Saturday, October 11, 2014

Popula by Pirjo Hassinen

This simple, yet funny and heartbreaking book on populist politics and what it can mean to the common citizen was a quick read. In it, three characters become entangled both with the lives of each other and with the populist party Popula, while all the while feeling alienated from people around them. 

Painter Pirjo defames a modern flower painting at the museum and becomes a pawn for the populist party Popula, representing the everyday Finn who no longer has patience for tax funds being spent on art that nobody understands, created by a hoity-toity ruling class. 
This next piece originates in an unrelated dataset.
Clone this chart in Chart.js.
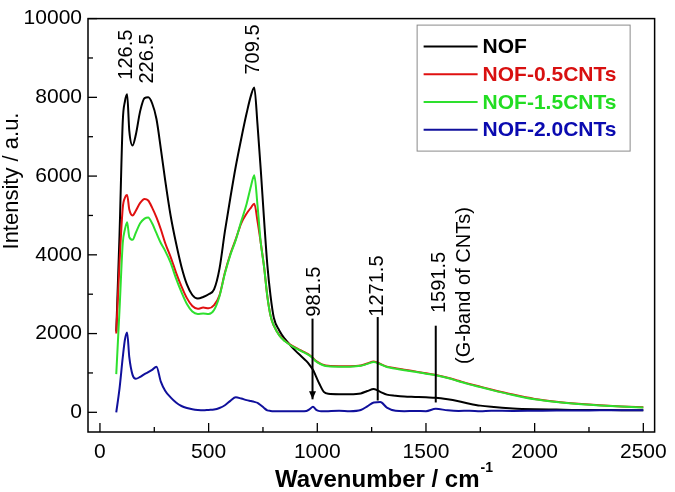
<!DOCTYPE html>
<html>
<head>
<meta charset="utf-8">
<title>Raman spectra - NOF / CNTs</title>
<script src="https://cdn.jsdelivr.net/npm/chart.js@4.4.0/dist/chart.umd.min.js"></script>
<style>
  html, body { margin: 0; padding: 0; background: #fff; }
  #wrap { width: 675px; height: 492px; }
</style>
</head>
<body>
<div id="wrap"><canvas id="raman" width="675" height="492"></canvas></div>
<script>
// Spectra (wavenumber in cm-1, intensity in a.u.)
const wavenumber = [75, 90, 105, 115, 125, 135, 150, 165, 185, 205,
  222, 240, 260, 280, 300, 325, 350, 375, 400, 425,
  450, 475, 500, 525, 550, 575, 600, 625, 650, 675,
  695, 710, 725, 740, 755, 770, 785, 800, 825, 850,
  875, 900, 925, 950, 965, 980, 995, 1010, 1030, 1050,
  1100, 1150, 1200, 1230, 1260, 1290, 1320, 1360, 1400, 1450,
  1500, 1545, 1600, 1650, 1700, 1750, 1800, 1900, 2000, 2100,
  2200, 2300, 2400, 2500];

const nof = [2050, 4500, 7400, 7900, 8080, 7150, 6780, 7050, 7650, 7980,
  8000, 7850, 7450, 6700, 5900, 5000, 4300, 3700, 3250, 2980,
  2890, 2930, 3000, 3120, 3650, 4600, 5450, 6250, 6950, 7600,
  8050, 8250, 7300, 6150, 4900, 3750, 2950, 2400, 2080, 1870,
  1710, 1560, 1430, 1300, 1200, 1080, 900, 720, 520, 470,
  460, 460, 480, 540, 590, 520, 450, 420, 400, 390,
  380, 370, 330, 280, 220, 170, 140, 100, 80, 70,
  60, 60, 55, 55];

const nof05 = [2000, 3800, 5200, 5450, 5520, 5150, 5000, 5120, 5320, 5420,
  5380, 5200, 4950, 4650, 4300, 3950, 3550, 3200, 2900, 2700,
  2630, 2660, 2640, 2720, 2970, 3550, 4020, 4400, 4800, 5050,
  5200, 5300, 4850, 4300, 3700, 2950, 2450, 2200, 1960, 1820,
  1720, 1640, 1570, 1500, 1450, 1380, 1300, 1250, 1200, 1180,
  1170, 1170, 1190, 1240, 1290, 1230, 1160, 1120, 1080, 1040,
  990, 950, 880, 800, 720, 650, 580, 450, 340, 270,
  220, 180, 150, 130];

const nof15 = [970, 2600, 4300, 4650, 4830, 4450, 4380, 4560, 4800, 4920,
  4950, 4800, 4550, 4300, 4100, 3800, 3400, 3050, 2750, 2560,
  2500, 2510, 2500, 2600, 2950, 3530, 4000, 4380, 4850, 5300,
  5750, 6020, 5250, 4300, 3700, 2950, 2450, 2200, 1950, 1810,
  1710, 1630, 1560, 1490, 1440, 1370, 1290, 1240, 1190, 1170,
  1160, 1160, 1180, 1230, 1280, 1220, 1150, 1110, 1070, 1030,
  980, 940, 870, 790, 710, 640, 570, 440, 330, 260,
  210, 175, 145, 125];

const nof20 = [0, 600, 1400, 1850, 2030, 1400, 950, 850, 900, 970,
  1020, 1080, 1160, 780, 550, 380, 250, 160, 110, 80,
  60, 50, 60, 70, 110, 180, 290, 380, 350, 310,
  285, 265, 240, 180, 110, 50, 35, 30, 30, 25,
  30, 30, 25, 35, 80, 140, 60, 30, 25, 30,
  40, 30, 60, 150, 250, 260, 120, 40, 30, 35,
  30, 90, 50, 35, 40, 30, 40, 35, 40, 45,
  45, 50, 50, 50];

const seriesNames = ['NOF', 'NOF-0.5CNTs', 'NOF-1.5CNTs', 'NOF-2.0CNTs'];

const xTicks = [0, 500, 1000, 1500, 2000, 2500];
const xMinor = [250, 750, 1250, 1750, 2250];
const yTicks = [0, 2000, 4000, 6000, 8000, 10000];
const yMinor = [1000, 3000, 5000, 7000, 9000];

// peak labels: where they sit (wavenumber) and the intensity of the text start
const peakLabels = ['126.5', '226.5', '709.5', '981.5', '1271.5', '1591.5'];
const peakPos = [123, 219, 708, 985, 1278, 1560];
const peakTextBase = [8450, 8350, 8580, 2430, 2430, 2520];
// marker lines under the last three labels
const markerPos = [978, 1278, 1545];
const markerTop = [2380, 2420, 2200];
const markerTip = [330, 300, 250];

const FONT = '"Liberation Sans", Arial, sans-serif';
const colors = ['#000000', '#e01010', '#2ee02e', '#10109c'];
const legendText = ['#000000', '#d81010', '#22dd22', '#0a0ab0'];

function pts(ys) {
  return wavenumber.map((w, i) => ({ x: w, y: ys[i] }));
}

function vText(ctx, str, px, py) {
  ctx.save();
  ctx.translate(px, py);
  ctx.rotate(-Math.PI / 2);
  ctx.fillText(str, 0, 0);
  ctx.restore();
}

const decorations = {
  id: 'decorations',
  afterDatasetsDraw(chart) {
    const { ctx, chartArea: area, scales: { x, y } } = chart;
    ctx.save();

    // box frame + inward ticks
    ctx.strokeStyle = '#000';
    ctx.lineWidth = 1.5;
    ctx.strokeRect(area.left, area.top, area.right - area.left, area.bottom - area.top);
    ctx.lineWidth = 1.3;
    const tick = (px, py, dx, dy) => {
      ctx.beginPath();
      ctx.moveTo(px, py);
      ctx.lineTo(px + dx, py + dy);
      ctx.stroke();
    };
    xTicks.forEach(v => tick(x.getPixelForValue(v), area.bottom, 0, -9));
    xMinor.forEach(v => tick(x.getPixelForValue(v), area.bottom, 0, -5));
    yTicks.forEach(v => tick(area.left, y.getPixelForValue(v), 9, 0));
    yMinor.forEach(v => tick(area.left, y.getPixelForValue(v), 5, 0));

    // peak annotations
    ctx.fillStyle = '#000';
    ctx.font = '20px ' + FONT;
    ctx.textAlign = 'left';
    ctx.textBaseline = 'middle';
    peakLabels.forEach((lab, i) => {
      vText(ctx, lab, x.getPixelForValue(peakPos[i]), y.getPixelForValue(peakTextBase[i]));
    });
    vText(ctx, '(G-band of CNTs)', x.getPixelForValue(1676), y.getPixelForValue(1230));

    ctx.lineWidth = 2;
    markerPos.forEach((w, i) => {
      const px = x.getPixelForValue(w);
      const top = y.getPixelForValue(markerTop[i]);
      const tip = y.getPixelForValue(markerTip[i]);
      ctx.beginPath();
      ctx.moveTo(px, top);
      ctx.lineTo(px, tip);
      ctx.stroke();
      if (i === 0) {
        ctx.beginPath();
        ctx.moveTo(px - 3.5, tip - 8);
        ctx.lineTo(px, tip);
        ctx.lineTo(px + 3.5, tip - 8);
        ctx.closePath();
        ctx.fill();
      }
    });

    // legend box
    const lx = area.right - 238, ly = area.top + 6;
    ctx.strokeStyle = '#8a8a8a';
    ctx.lineWidth = 1;
    ctx.strokeRect(lx + 0.5, ly + 0.5, 213, 126);
    ctx.font = 'bold 21px ' + FONT;
    chart.data.datasets.forEach((ds, i) => {
      const ry = ly + 22 + i * 27.7;
      ctx.strokeStyle = ds.borderColor;
      ctx.lineWidth = 2;
      ctx.beginPath();
      ctx.moveTo(lx + 7, ry);
      ctx.lineTo(lx + 61, ry);
      ctx.stroke();
      ctx.fillStyle = legendText[i];
      ctx.fillText(ds.label, lx + 66, ry + 1);
    });

    // axis titles
    ctx.fillStyle = '#000';
    ctx.font = '22px ' + FONT;
    ctx.textAlign = 'center';
    ctx.textBaseline = 'middle';
    vText(ctx, 'Intensity / a.u.', 12, 181);

    ctx.textAlign = 'left';
    ctx.textBaseline = 'alphabetic';
    ctx.font = 'bold 24px ' + FONT;
    const xt = 'Wavenumber / cm';
    ctx.fillText(xt, 275, 487);
    const tw = ctx.measureText(xt).width;
    ctx.font = 'bold 14px ' + FONT;
    ctx.fillText('-1', 275 + tw + 1, 472);

    ctx.restore();
  }
};

const series = [nof, nof05, nof15, nof20];
// later spectra sit on top: green hides red in the tail, blue on top
const drawOrder = [3, 2, 1, 0];

new Chart(document.getElementById('raman'), {
  type: 'line',
  data: {
    datasets: series.map((ys, i) => ({
      label: seriesNames[i],
      data: pts(ys),
      borderColor: colors[i],
      borderWidth: 2,
      pointRadius: 0,
      fill: false,
      cubicInterpolationMode: 'monotone',
      order: drawOrder[i]
    }))
  },
  options: {
    responsive: false,
    animation: false,
    layout: { padding: { top: 12, right: 16, left: 0, bottom: 0 } },
    scales: {
      x: {
        type: 'linear',
        min: -55,
        max: 2552,
        afterBuildTicks: s => { s.ticks = xTicks.map(v => ({ value: v })); },
        afterFit: s => { s.height = 60; },
        grid: { display: false, drawTicks: false },
        border: { display: false },
        ticks: { color: '#000', padding: 8, maxRotation: 0, autoSkip: false,
                 callback: v => String(v),
                 font: { family: FONT, size: 21 } }
      },
      y: {
        min: -500,
        max: 10000,
        afterBuildTicks: s => { s.ticks = yTicks.map(v => ({ value: v })); },
        afterFit: s => { s.width = 88; },
        grid: { display: false, drawTicks: false },
        border: { display: false },
        ticks: { color: '#000', padding: 6, callback: v => String(v),
                 font: { family: FONT, size: 21 } }
      }
    },
    plugins: {
      legend: { display: false },
      tooltip: { enabled: false }
    }
  },
  plugins: [decorations]
});
</script>
</body>
</html>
Her adult daughter Rita is embarrassed by her mother's antics, but she has her own problems: she slowly becomes an outsider in her family when her husband sides with the adopted daughter of his and his dead wife after Rita makes a racially charged comment.

Pirjo's neighbor and occasional drinking buddy Perttu loses his job as a bouncer when he throws a man on the ground after a day of brewing hatred within him toward authorities: his crime earlier in the day had been to wash his mother's room mate at the Alzheimer patient care home where this old lady had been left to fester in her own feces. He's hired as a bodyguard for the Popula party's leader because he fits the story of a wronged everyday man perfectly (and looks like a blonde viking), but he is unable to stop the party leader from being filmed getting drunk with a bunch of neonazis, praising their efforts.

Each character first blames other people for their misgivings, whether it is neighbors, former teachers, spouses, or police officers. When they take a moment to understand how much they are actually connected to other people in the society around them and how their actions can cause an avalanche--in both good and bad--their feelings of alienation begin to subside. 

It would have been easy to make fun of all these characters for becoming enamored by populist, hyperbolic messages regarding immigration, unemployment, or government officials, but instead, Hassinen empathizes with the everyman. It's understandable that the last person we look to blame is ourselves--it's just human nature. Unfortunately, this tendency can be manipulated easily for political gains. Popula urges in between the lines people to take responsibility for our own lives, because if the crutch we have been relying on falls from underneath us, who can we blame then?